Time constant of second order system

Question

I have a second order system with open-loop transfer function $G(s)={a\over(s+b)(s+c)}$, $a,b,c$ are already known. This system has unity feedback.

I am interested in the time consant of this system, but I need to know should I calculate based on the open-loop or closed-loop transfer function?

The second question is how to calculate the time consant of a second order system? On this webpage (Second Order Systems), it says a second order system may be the combination of two first order systems. If the time constant for the two first order system is $\tau_1$ and $\tau_2$, the time constant for the second order system is $\tau^2=\tau_1 \tau_2$. Can I compute according to this equation?

Answer 1

Time constant for a system should be calculated based on the closed loop transfer function.

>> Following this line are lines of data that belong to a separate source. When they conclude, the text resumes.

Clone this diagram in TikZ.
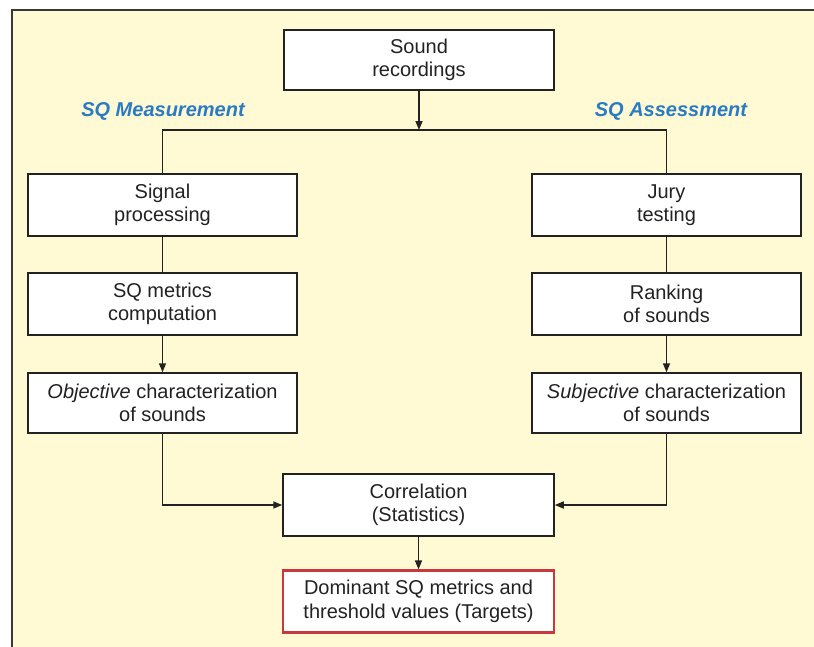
\documentclass[tikz,border=0pt]{standalone}
\usepackage{fontspec}
\setmainfont{Liberation Sans}
\usetikzlibrary{arrows.meta}
\definecolor{cream}{HTML}{FFF9D4}
\definecolor{sqblue}{HTML}{2A7BC4}
\definecolor{tgtred}{HTML}{C8383C}
\definecolor{ink}{HTML}{222222}
\begin{document}
\begin{tikzpicture}[x=1pt,y=-1pt,
  box/.style={draw=ink, line width=1.5pt, fill=white, minimum width=269pt, minimum height=62pt,
    align=center, font=\fontsize{20}{23.5}\selectfont, text=ink, inner sep=0pt},
  target/.style={box, draw=tgtred, line width=2.2pt},
  arr/.style={-{Triangle[length=9pt,width=7pt]}, line width=1.5pt, draw=ink},
  link/.style={line width=1.5pt, draw=ink},
  phase/.style={font=\fontsize{20}{24}\selectfont\bfseries\itshape, text=sqblue}]
\useasboundingbox (0,0) rectangle (814,646);
\fill[white] (0,0) rectangle (814,646);
\draw[line width=2pt, draw=ink!90, fill=cream] (11.5,9.5) rectangle (840,680);

\node[box, minimum width=270pt, minimum height=60pt] (rec) at (419,60) {Sound\\recordings};
\node[phase] (lm) at (163,111) {SQ Measurement};
\node[phase] (la) at (671,111) {SQ Assessment};

\node[box] (sig) at (162.5,205) {Signal\\processing};
\node[box] (met) at (162.5,304) {SQ metrics\\computation};
\node[box, minimum height=60pt] (obj) at (162.5,403) {\textit{Objective} characterization\\of sounds};

\node[box] (jury) at (666.5,205) {Jury\\testing};
\node[box] (rank) at (666.5,304) {Ranking\\of sounds};
\node[box, minimum height=60pt] (subj) at (666.5,403) {\textit{Subjective} characterization\\of sounds};

\node[box, minimum width=271pt] (corr) at (418.5,505) {Correlation\\(Statistics)};
\node[target, minimum width=271pt, minimum height=62pt] (dom) at (418.5,601.5) {Dominant SQ metrics and\\threshold values (Targets)};

\coordinate (br) at (419,130);
\draw[arr] (rec) -- (br);
\draw[link] (sig.north) |- (br) -| (jury.north);
\draw[link] (sig) -- (met);
\draw[arr] (met) -- (obj);
\draw[link] (jury) -- (rank);
\draw[arr] (rank) -- (subj);
\draw[arr] (obj.south) |- (corr.west);
\draw[arr] (subj.south) |- (corr.east);
\draw[arr] (corr) -- (dom);
\end{tikzpicture}
\end{document}
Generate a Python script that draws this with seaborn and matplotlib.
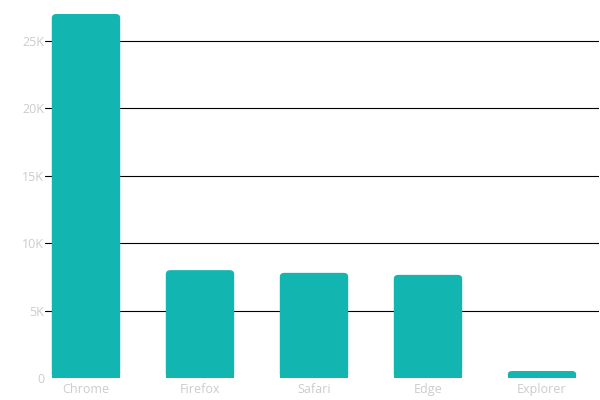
import matplotlib
matplotlib.use("Agg")
import matplotlib.pyplot as plt
import seaborn as sns
import pandas as pd
from matplotlib.patches import FancyBboxPatch

browsers = ["Chrome", "Firefox", "Safari", "Edge", "Explorer"]
visits = [27000, 8000, 7800, 7650, 520]
yticks = [0, 5000, 10000, 15000, 20000, 25000]
ytick_labels = ["0", "5K", "10K", "15K", "20K", "25K"]

sns.set_style("white")
plt.rcParams['font.family'] = ['Open Sans', 'DejaVu Sans']

df = pd.DataFrame({"browser": browsers, "visits": visits})
fig, ax = plt.subplots(figsize=(6, 4), dpi=100)
fig.subplots_adjust(left=29/600, right=599/600, top=1 - 14/400, bottom=22/400)
sns.barplot(data=df, x="browser", y="visits", color="#12b5b0", width=0.6, ax=ax, saturation=1)

for p in list(ax.patches):
    x, y, w, h = p.get_x(), p.get_y(), p.get_width(), p.get_height()
    p.set_visible(False)
    r = 0.04
    rr = min(300, h / 2)
    fb = FancyBboxPatch((x, y), w, h, boxstyle=f"round,pad=0,rounding_size={r}",
                        mutation_aspect=rr / r, facecolor="#12b5b0", edgecolor="none")
    ax.add_patch(fb)
    ax.add_patch(plt.Rectangle((x, y), w, min(h / 2, 600), facecolor="#12b5b0", edgecolor="none"))

ax.set_ylim(0, 27000)
ax.set_xlim(-0.5, 4.5)
ax.set_yticks(yticks)
ax.set_yticklabels(ytick_labels)
for t in yticks[1:]:
    ax.axhline(t, xmin=0.028, xmax=1, color="black", lw=0.8, zorder=0)
ax.set_xlabel("")
ax.set_ylabel("")
for s in ax.spines.values():
    s.set_visible(False)
ax.tick_params(axis="both", length=0, colors="#cccccc", labelsize=9)
ax.tick_params(axis="y", pad=-11)
fig.savefig("out.png")
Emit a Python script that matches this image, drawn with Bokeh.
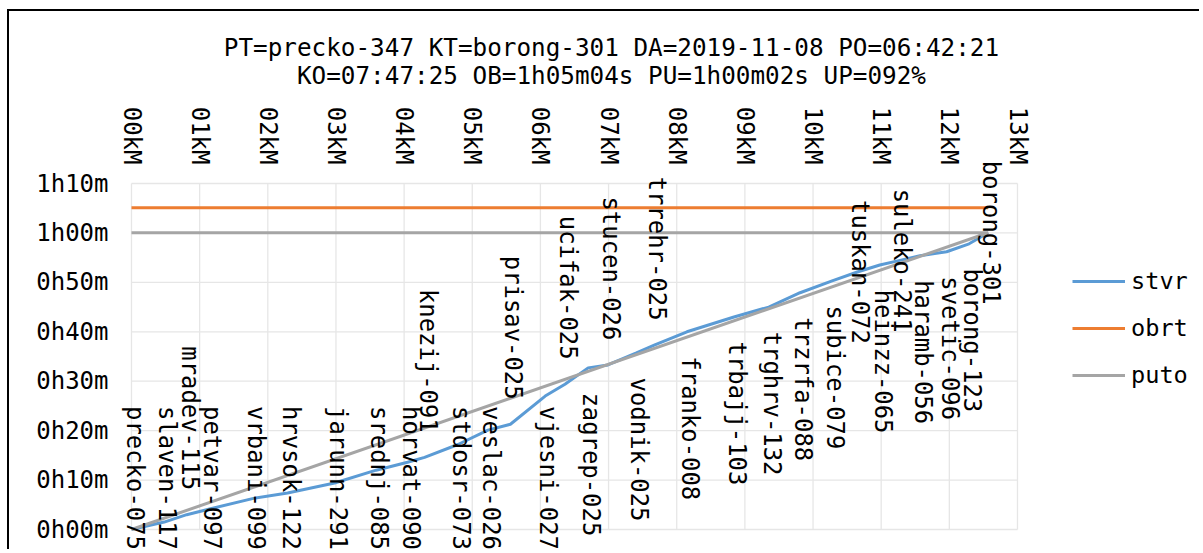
import math
from bokeh.plotting import figure
from bokeh.models import (ColumnDataSource, LabelSet, FixedTicker, Legend,
                          LegendItem, Range1d)
from bokeh.core.properties import value
from bokeh.embed import file_html
from bokeh.resources import INLINE

# ---------------- data ----------------
title_line1 = "PT=precko-347 KT=borong-301 DA=2019-11-08 PO=06:42:21"
title_line2 = "KO=07:47:25 OB=1h05m04s PU=1h00m02s UP=092%"

stations = ["precko-075", "slaven-117", "mradev-115", "petvar-097", "vrbani-099",
            "hrvsok-122", "jarunn-291", "srednj-085", "horvat-090", "knezij-091",
            "stdosr-073", "veslac-026", "prisav-025", "vjesni-027", "ucifak-025",
            "zagrep-025", "stucen-026", "vodnik-025", "trrehr-025", "franko-008",
            "trbajj-103", "trghrv-132", "trzrfa-088", "subice-079", "tuskan-072",
            "heinzz-065", "suleko-241", "haramb-056", "svetic-096", "borong-123",
            "borong-301"]
station_km = [0.00, 0.48, 0.81, 1.13, 1.79, 2.29, 2.98, 3.59, 4.05, 4.30,
              4.79, 5.23, 5.56, 6.07, 6.36, 6.70, 6.99, 7.40, 7.67, 8.15,
              8.84, 9.35, 9.81, 10.28, 10.65, 10.98, 11.26, 11.57, 11.96, 12.29,
              12.57]
stvr_min = [0.0, 1.5, 3.0, 4.1, 6.3, 7.4, 9.4, 12.0, 13.6, 14.6,
            17.2, 20.1, 21.3, 27.0, 29.4, 32.7, 33.3, 35.7, 37.3, 40.0,
            43.0, 45.0, 47.9, 50.3, 52.1, 53.5, 54.4, 55.4, 56.2, 57.8,
            60.03]
# data-label placement per point (like Excel's Above / Below / Center)
label_pos = ["below", "below", "above", "below", "below", "below", "below", "below",
             "below", "above", "below", "below", "above", "below", "above", "below",
             "above", "below", "above", "below", "below", "below", "below", "below",
             "center", "below", "center", "below", "below", "below", "center"]

total_km = 12.57
obrt_min = 65.07      # OB = 1h05m04s
puto_min = 60.03      # PU = 1h00m02s

obrt_km = [0.0, total_km]
obrt_val = [obrt_min, obrt_min]
puto_km = [0.0, total_km, 0.0]
puto_val = [0.0, puto_min, puto_min]

km_ticks = list(range(0, 14))
km_labels = ["%02dkM" % k for k in km_ticks]
min_ticks = list(range(0, 80, 10))
min_labels = ["%dh%02dm" % (m // 60, m % 60) for m in min_ticks]

# ---------------- style / layout (pixels) ----------------
FONT = "DejaVu Sans Mono"
FS_TITLE = "24.3px"
FS_AXIS = "24px"
FS_LABEL = "23.9px"
FS_LEGEND = "23.6px"
ORIGIN_X, ORIGIN_Y = 9, 11          # figure content origin in the page
W, H = 1192, 540
PLOT_L, PLOT_T, PLOT_B = 131, 183, 529   # where 0 km / 1h10m / 0h00m sit
PX_PER_KM = 886.0 / 13.0
PX_PER_MIN = (PLOT_B - PLOT_T) / 70.0
X0 = -(PLOT_L - ORIGIN_X) / PX_PER_KM
X1 = (ORIGIN_X + W - PLOT_L) / PX_PER_KM
Y0 = -(ORIGIN_Y + H - PLOT_B) / PX_PER_MIN
Y1 = (PLOT_B - ORIGIN_Y) / PX_PER_MIN
LABEL_LEN = 143.0
GAP = 25.0
BOTTOM_ROOM = 20.0                  # px the labels may go below 0h00m
BLUE, ORANGE, GRAY = "#5B9BD5", "#ED7D31", "#A5A5A5"
GRID = "#E6E6E6"

p = figure(width=W, height=H, x_range=Range1d(X0, X1), y_range=Range1d(Y0, Y1),
           x_axis_location="above", output_backend="svg", toolbar_location=None,
           min_border=0)
p.styles = {"margin-left": "7px", "margin-top": "9px",
            "border-top": "2px solid #000", "border-left": "2px solid #000"}
p.outline_line_color = None
p.background_fill_color = "white"
p.border_fill_color = "white"

xa = p.xaxis[0]
xa.fixed_location = min_ticks[-1]
xa.ticker = FixedTicker(ticks=km_ticks)
xa.major_label_overrides = {k: s for k, s in zip(km_ticks, km_labels)}
xa.major_label_orientation = -math.pi / 2
ya = p.yaxis[0]
ya.fixed_location = km_ticks[0]
ya.ticker = FixedTicker(ticks=min_ticks)
ya.major_label_overrides = {m: s for m, s in zip(min_ticks, min_labels)}
for ax, so in ((xa, 19), (ya, 23)):
    ax.axis_line_color = None
    ax.major_tick_line_color = None
    ax.minor_tick_line_color = None
    ax.major_tick_out = 0
    ax.major_tick_in = 0
    ax.major_label_standoff = so
    ax.major_label_text_font = FONT
    ax.major_label_text_font_size = FS_AXIS
    ax.major_label_text_color = "#000000"

p.xgrid.visible = False
p.ygrid.visible = False
# grid limited to the 0..13 km x 0..70 min box
p.segment(x0=[km_ticks[0]] * len(min_ticks), x1=[km_ticks[-1]] * len(min_ticks),
          y0=min_ticks, y1=min_ticks, line_color=GRID, line_width=1.3)
p.segment(x0=km_ticks, x1=km_ticks, y0=[min_ticks[0]] * len(km_ticks),
          y1=[min_ticks[-1]] * len(km_ticks), line_color=GRID, line_width=1.3)

# two-line title (centred text, placed in the band above the km axis)
title_cx = (611 - PLOT_L) / PX_PER_KM
title_src = ColumnDataSource(dict(
    x=[title_cx, title_cx],
    y=[(PLOT_B - 47) / PX_PER_MIN, (PLOT_B - 75) / PX_PER_MIN],
    t=[title_line1, title_line2]))
p.add_layout(LabelSet(x="x", y="y", text="t", source=title_src,
                      text_align="center", text_baseline="middle",
                      text_font=value(FONT), text_font_size=value(FS_TITLE),
                      text_color="#000000"))

r_stvr = p.line(station_km, stvr_min, line_color=BLUE, line_width=3)
r_obrt = p.line(obrt_km, obrt_val, line_color=ORANGE, line_width=3)
r_puto = p.line(puto_km, puto_val, line_color=GRAY, line_width=3)

# data labels
half = LABEL_LEN / 2.0
lowest_center = (half - BOTTOM_ROOM) / PX_PER_MIN
label_y = []
for t, pos in zip(stvr_min, label_pos):
    if pos == "below":
        c = t - (GAP + half) / PX_PER_MIN
    elif pos == "above":
        c = t + (GAP + half) / PX_PER_MIN
    else:
        c = t
    label_y.append(max(c, lowest_center))

src = ColumnDataSource(dict(x=station_km, y=label_y, name=stations))
labels = LabelSet(x="x", y="y", text="name", source=src, angle=-math.pi / 2,
                  text_align="center", text_baseline="middle", x_offset=3,
                  text_font=value(FONT), text_font_size=value(FS_LABEL),
                  text_color="#000000")
p.add_layout(labels)

legend = Legend(items=[LegendItem(label="stvr", renderers=[r_stvr]),
                       LegendItem(label="obrt", renderers=[r_obrt]),
                       LegendItem(label="puto", renderers=[r_puto])],
                location=(1072 - ORIGIN_X, ORIGIN_Y + H - 389), orientation="vertical",
                glyph_width=53, glyph_height=28, label_height=28,
                label_standoff=6, spacing=19, padding=0, margin=0,
                border_line_color=None, background_fill_alpha=0,
                label_text_font=FONT, label_text_font_size=FS_LEGEND,
                label_text_color="#000000")
p.add_layout(legend)

open("out.html", "w").write(file_html(p, INLINE))
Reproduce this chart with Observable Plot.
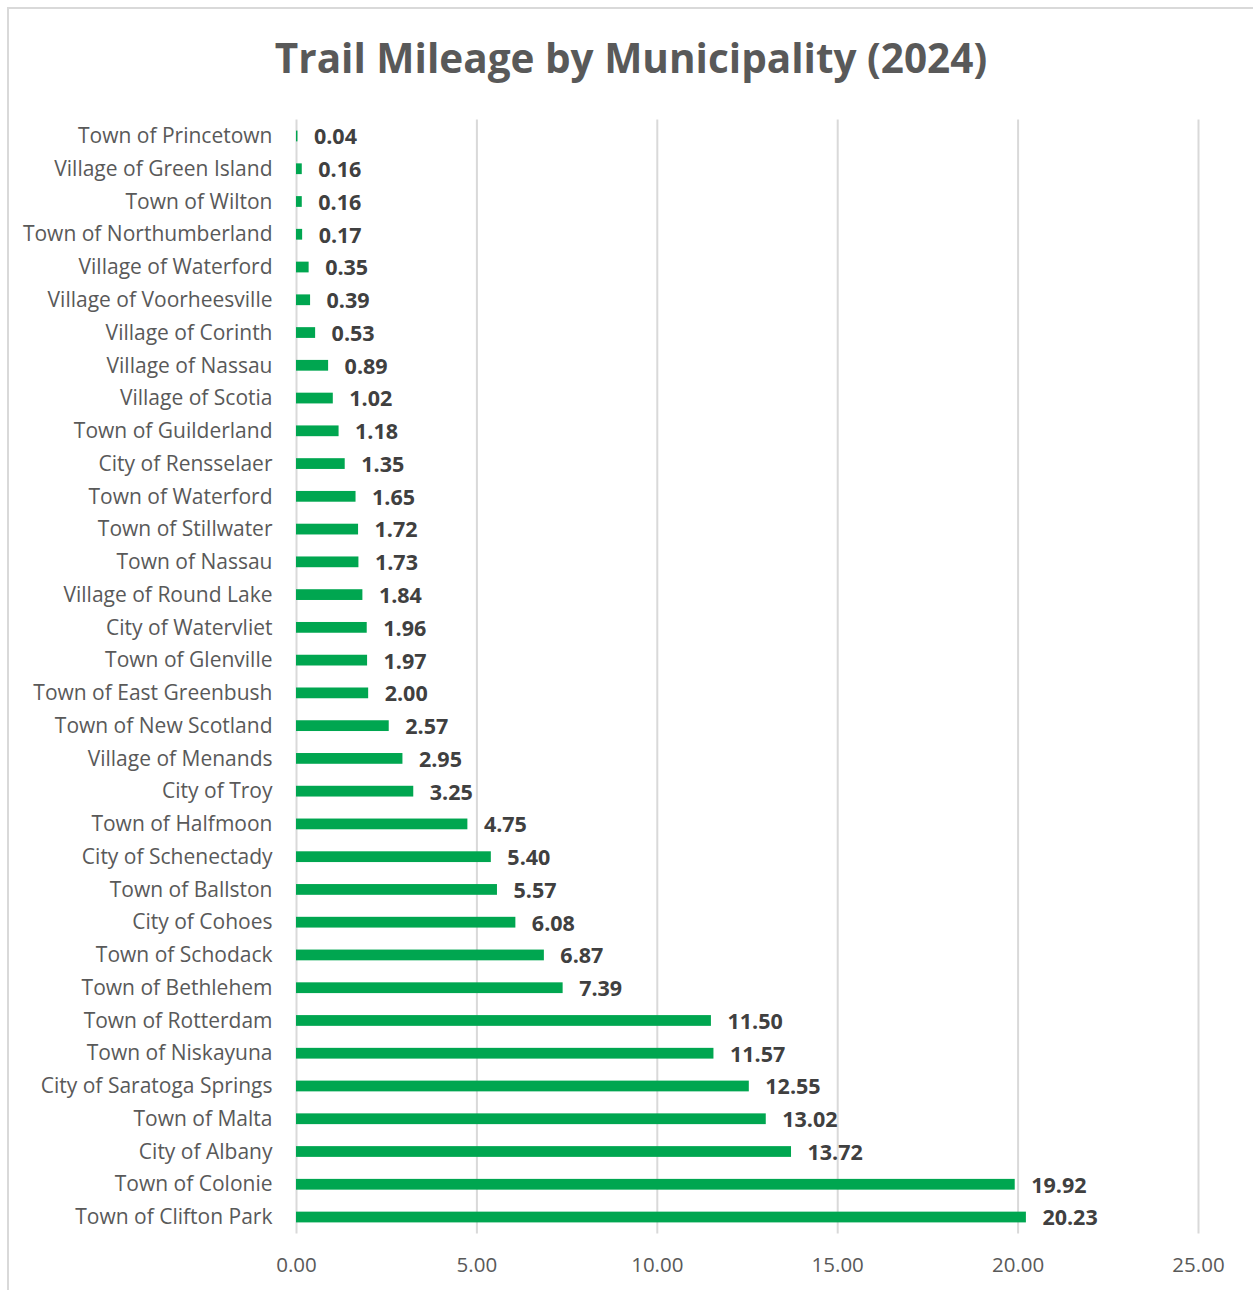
<!DOCTYPE html>
<html>
<head>
<meta charset="utf-8">
<script src="https://cdn.jsdelivr.net/npm/d3@7"></script>
<script src="https://cdn.jsdelivr.net/npm/@observablehq/plot@0.6"></script>
<style>
  html, body { margin: 0; padding: 0; background: #fff; }
  #frame { position: relative; width: 1253px; height: 1290px; overflow: hidden; }
  #border { position: absolute; left: 7px; top: 7px; width: 1300px; height: 1340px; border-left: 2px solid #d9d9d9; border-top: 2px solid #d9d9d9; box-sizing: border-box; }
  #title { position: absolute; left: 0; top: -2px; width: 1262px; height: 119px; text-align: center; font-family: "Open Sans", sans-serif; font-weight: bold; font-size: 40.5px; color: #595959; line-height: 119px; }
  #chart { position: absolute; left: 0; top: 100px; }
</style>
</head>
<body>
<div id="frame">
  <div id="border"></div>
  <div id="title">Trail Mileage by Municipality (2024)</div>
  <div id="chart"></div>
</div>
<script>
const municipalities = [
  "Town of Princetown", "Village of Green Island", "Town of Wilton", "Town of Northumberland",
  "Village of Waterford", "Village of Voorheesville", "Village of Corinth", "Village of Nassau",
  "Village of Scotia", "Town of Guilderland", "City of Rensselaer", "Town of Waterford",
  "Town of Stillwater", "Town of Nassau", "Village of Round Lake", "City of Watervliet",
  "Town of Glenville", "Town of East Greenbush", "Town of New Scotland", "Village of Menands",
  "City of Troy", "Town of Halfmoon", "City of Schenectady", "Town of Ballston",
  "City of Cohoes", "Town of Schodack", "Town of Bethlehem", "Town of Rotterdam",
  "Town of Niskayuna", "City of Saratoga Springs", "Town of Malta", "City of Albany",
  "Town of Colonie", "Town of Clifton Park"
];
const miles = [
  0.04, 0.16, 0.16, 0.17, 0.35, 0.39, 0.53, 0.89, 1.02, 1.18, 1.35, 1.65, 1.72, 1.73, 1.84, 1.96,
  1.97, 2.00, 2.57, 2.95, 3.25, 4.75, 5.40, 5.57, 6.08, 6.87, 7.39, 11.50, 11.57, 12.55, 13.02, 13.72,
  19.92, 20.23
];
const xTicks = [0, 5, 10, 15, 20, 25];

const data = municipalities.map((name, i) => ({name, value: miles[i]}));

const chart = Plot.plot({
  width: 1253,
  height: 1190,
  marginLeft: 296,
  marginRight: 55,
  marginTop: 19.6,
  marginBottom: 56.6,
  style: {fontFamily: "'Open Sans', sans-serif", background: "transparent"},
  x: {domain: [0, 25], ticks: xTicks, tickFormat: d => d.toFixed(2), label: null},
  y: {domain: municipalities, padding: 0, round: false, label: null},
  marks: [
    Plot.gridX(xTicks, {stroke: "#d9d9d9", strokeOpacity: 1, strokeWidth: 2}),
    Plot.barX(data, {y: "name", x: "value", fill: "#00a650", insetTop: 11, insetBottom: 11}),
    Plot.text(data, {y: "name", x: "value", text: d => d.value.toFixed(2), textAnchor: "start", dx: 16, dy: 1, fontWeight: "bold", fontSize: 21.5, fill: "#404040"}),
    Plot.axisX(xTicks, {tickSize: 0, tickPadding: 24, fontSize: 20.5, color: "#595959", label: null, tickFormat: d => d.toFixed(2)}),
    Plot.axisY({tickSize: 0, tickPadding: 24, fontSize: 21, color: "#595959", label: null})
  ]
});
document.getElementById("chart").appendChild(chart);
</script>
</body>
</html>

For the open loop transfer function you are considering, the closed loop transfer function is given by: $$TF = \frac{G(s)}{1 + G(s)H(s)}$$

For a unity feedback: $H(s) = 1$ \begin{align} \therefore TF &= \frac{\frac{a}{(s+b)(s+c)}}{1 + \frac{a}{(s+b)(s+c)}}\\ &= \frac{a}{(s+b)(s+c) + a} \\ &= \frac{a}{s^2 +(b+c)s + (a + bc)} \end{align} Write the above equation in the form: $$TF = \frac{a}{s^2 + 2\zeta\omega_n s + \omega_n^2}$$ where: $2\zeta\omega_n = (b+c)$ and $\omega_n^2 = (a + bc)$.

The time constant is given by $T = \frac{1}{\zeta\omega_n}$. You would get this same value when you break the second-order system into two first order systems and then find their corresponding time constants. And finally, use the formula that you have stated.

Answer 2

The equation you give, $\tau^2 = \tau_1\tau_2$ is on the web page you linked to.

However you need to understand that $\tau_1$ and $\tau_2$ are first order time constants but $\tau$ is a second order time constant. The first and second order constants do not have exactly the same physical interpretation, and they are not even in the same physical units!